Детей привез домой отец – нашел на тайной тропе работорговцев. Они бросили их захлебываться собственным кашлем на краю песчаной равнины, огибающей дугой земли аари. Дети были так слабы, что не могли даже самостоятельно пить, обоих бил озноб, в бреду они говорили – на каком-то своем, шероховатом и царапающем слух языке, задыхаясь в приступе кашля, и сучили по циновке сбитыми в кровь израненными пятками. Мальчику было от силы лет пять, девочке, может быть, девять, они были удивительно похожи – одинаково темноволосые, с огромными глазищами и тонкими чертами лица. Спустя неделю мальчик поправился, девочка пролежала дольше, но и она понемногу приходила в себя, тогда и стал вопрос о татуировке – на ней настояла мать Хаддум, чтобы уберечь ребенка от насмешек сверстников. Знали бы, что она умрет, не стали бы трогать. Но кто мог такое предугадать? Большая Маамма была уверена – раз мальчик выжил, то и девочка обязательно выкарабкается. Разговоров о том, что дальше с ними делать, в семье Исмаила Лааллюша не возникало, вырастить как своих и помочь встать на ноги, по-другому и быть не должно.

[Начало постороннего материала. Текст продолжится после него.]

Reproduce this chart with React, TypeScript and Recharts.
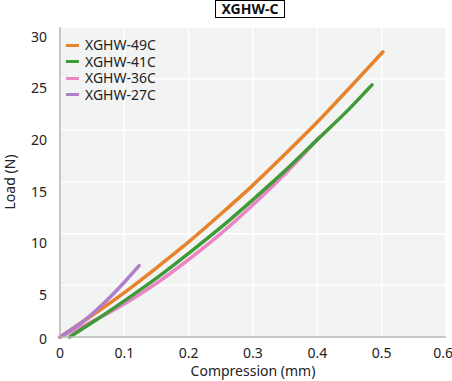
import { LineChart, Line, XAxis, YAxis, CartesianGrid } from 'recharts'

const xTicks = [0, 0.1, 0.2, 0.3, 0.4, 0.5, 0.6]
const yTicks = [0, 5, 10, 15, 20, 25, 30]

// values (compression mm -> load N)
const s49 = [
  { x: 0, y: 0 }, { x: 0.05, y: 2.1 }, { x: 0.1, y: 4.3 }, { x: 0.15, y: 6.7 },
  { x: 0.2, y: 9.2 }, { x: 0.25, y: 11.9 }, { x: 0.3, y: 14.7 }, { x: 0.35, y: 17.7 },
  { x: 0.4, y: 20.8 }, { x: 0.45, y: 24.1 }, { x: 0.502, y: 27.6 },
]
const s41 = [
  { x: 0.015, y: 0 }, { x: 0.05, y: 1.4 }, { x: 0.1, y: 3.5 }, { x: 0.15, y: 5.7 },
  { x: 0.2, y: 8.1 }, { x: 0.25, y: 10.6 }, { x: 0.3, y: 13.3 }, { x: 0.35, y: 16.1 },
  { x: 0.4, y: 19.1 }, { x: 0.45, y: 22.1 }, { x: 0.485, y: 24.4 },
]
const s36 = [
  { x: 0, y: 0 }, { x: 0.05, y: 1.5 }, { x: 0.1, y: 3.2 }, { x: 0.15, y: 5.2 },
  { x: 0.2, y: 7.5 }, { x: 0.25, y: 10.0 }, { x: 0.3, y: 12.8 }, { x: 0.35, y: 15.8 },
  { x: 0.404, y: 19.4 },
]
const s27 = [
  { x: 0, y: 0 }, { x: 0.02, y: 0.8 }, { x: 0.04, y: 1.7 }, { x: 0.06, y: 2.8 },
  { x: 0.08, y: 4.0 }, { x: 0.1, y: 5.3 }, { x: 0.123, y: 6.9 },
]

const series = [
  { name: 'XGHW-49C', color: '#e8832c', data: s49 },
  { name: 'XGHW-41C', color: '#3f9a37', data: s41 },
  { name: 'XGHW-36C', color: '#ea86c6', data: s36 },
  { name: 'XGHW-27C', color: '#b07ec8', data: s27 },
]
// draw order: pink sits under green
const drawOrder = ['XGHW-36C', 'XGHW-49C', 'XGHW-41C', 'XGHW-27C']

const FONT = '"Noto Sans", sans-serif'

function YTick({ x, y, payload }: any) {
  const off = payload.value === 0 ? 1 : 9
  return (
    <text x={x} y={y + off} textAnchor="end" dominantBaseline="central" fontSize={14} fill="#222" fontFamily={FONT}>
      {payload.value}
    </text>
  )
}

export default function App() {
  return (
    <div style={{ position: 'absolute', left: 0, top: 0, width: 452, height: 381, background: '#fff', fontFamily: FONT, color: '#222' }}>
      <LineChart width={452} height={381} margin={{ top: 27, right: 6, bottom: 0, left: 0 }}>
        <CartesianGrid fill="#f2f4f4" stroke="#ffffff" strokeWidth={1.5} horizontalValues={yTicks} verticalValues={xTicks} />
        <XAxis
          type="number"
          dataKey="x"
          domain={[0, 0.6]}
          ticks={xTicks}
          height={44}
          tickLine={false}
          axisLine={{ stroke: '#b4b4b4', strokeWidth: 1.5 }}
          tick={{ fontSize: 14, fill: '#222', fontFamily: FONT }}
          tickMargin={5}
          allowDuplicatedCategory={false}
        />
        <YAxis
          type="number"
          dataKey="y"
          domain={[0, 30]}
          ticks={yTicks}
          width={60}
          tickLine={false}
          axisLine={{ stroke: '#b4b4b4', strokeWidth: 1.5 }}
          tick={<YTick />}
          tickMargin={7}
        />
        {drawOrder.map(n => {
          const s = series.find(q => q.name === n)!
          return (
            <Line
              key={s.name}
              name={s.name}
              data={s.data}
              dataKey="y"
              type="monotone"
              stroke={s.color}
              strokeWidth={3.5}
              dot={false}
              strokeLinecap="round"
              isAnimationActive={false}
            />
          )
        })}
      </LineChart>

      {/* title */}
      <div
        style={{
          position: 'absolute', left: 215, top: 0, width: 70, height: 18, border: '1px solid #000',
          boxSizing: 'border-box', textAlign: 'center', fontWeight: 700, fontSize: 14, lineHeight: '16px', color: '#111',
        }}
      >
        XGHW-C
      </div>

      {/* legend */}
      <div style={{ position: 'absolute', left: 66, top: 37, fontSize: 14, lineHeight: '16.5px' }}>
        {series.map(s => (
          <div key={s.name} style={{ display: 'flex', alignItems: 'center' }}>
            <span style={{ display: 'inline-block', width: 13, height: 3, background: s.color, marginRight: 6 }} />
            {s.name}
          </div>
        ))}
      </div>

      {/* axis titles */}
      <div style={{ position: 'absolute', left: 60, width: 386, top: 362, textAlign: 'center', fontSize: 14, lineHeight: '18px' }}>
        Compression (mm)
      </div>
      <div
        style={{
          position: 'absolute', left: 10, top: 182, width: 0, height: 0,
        }}
      >
        <div style={{ position: 'absolute', transform: 'translate(-50%, -50%) rotate(-90deg)', whiteSpace: 'nowrap', fontSize: 14, lineHeight: '18px' }}>
          Load (N)
        </div>
      </div>
    </div>
  )
}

Первую половину дня, пока сверстники были в начальной школе, Али вертелся дома, вторую половину бегал с ними по крепости, гоняя воробьев, или же до поздней ночи играл в камушки.
– Прекратит плакать – его тоже отдадим в школу, – заключила Большая Маамма.
Али плакал ночами, во сне. Ныл на одной заунывной ноте, словно волчонок – у-у-у, у-у-у. По лицу струились горячие соленые слезы, Большая Маамма просыпалась, шла через весь дом, с третьего своего этажа на первый, где спали мальчики, садилась у него в изголовье и читала молитву. Али плакать не переставал, но успокаивался, лежал, свернувшись калачиком, тихо всхлипывал. Проснувшись, ничего не помнил.
Девочка, в отличие от брата, никогда не плакала и не стенала. Все эти месяцы она пролежала в комнате Большой Маам-мы, куда та забрала ее, чтобы постоянно быть рядом. Хаддум в том году стукнуло тринадцать, и на нее возложили обязанность мытья полов в спальных комнатах, раз в неделю она стучалась в дверь Большой Мааммы (без разрешения к прабабушке не заходил никто, даже отец), а потом скребла пол, стараясь не глядеть в сторону девочки, которая лежала, отвернувшись к стене и выставив из-под простыни обмазанные эвкалиптовым маслом израненные ступни. Она так и не смогла встать на ноги – любая попытка сделать шаг заканчивалась сильными судорогами и кровотечением. Большая Маамма просила иногда вынести ее во двор, садилась, подобрав свои юбки, закатывала длинные рукава галабеи, обнажая татуированные запястья, сажала девочку себе на колени, прижимала к груди. Девочка молчала, прикрыв глаза, иногда кашляла, сотрясаясь худенькими плечами, рядом стоял Али, держал ее за руку, но потом, устав от неподвижности, срывался и наматывал круги по двору, Большая Маамма пела тихим голосом заунывные берберские песни, не отрывая взгляда от вершины Лысой горы, а над ее головой вился прозрачным облаком рой золотистых бабочек-однодневок.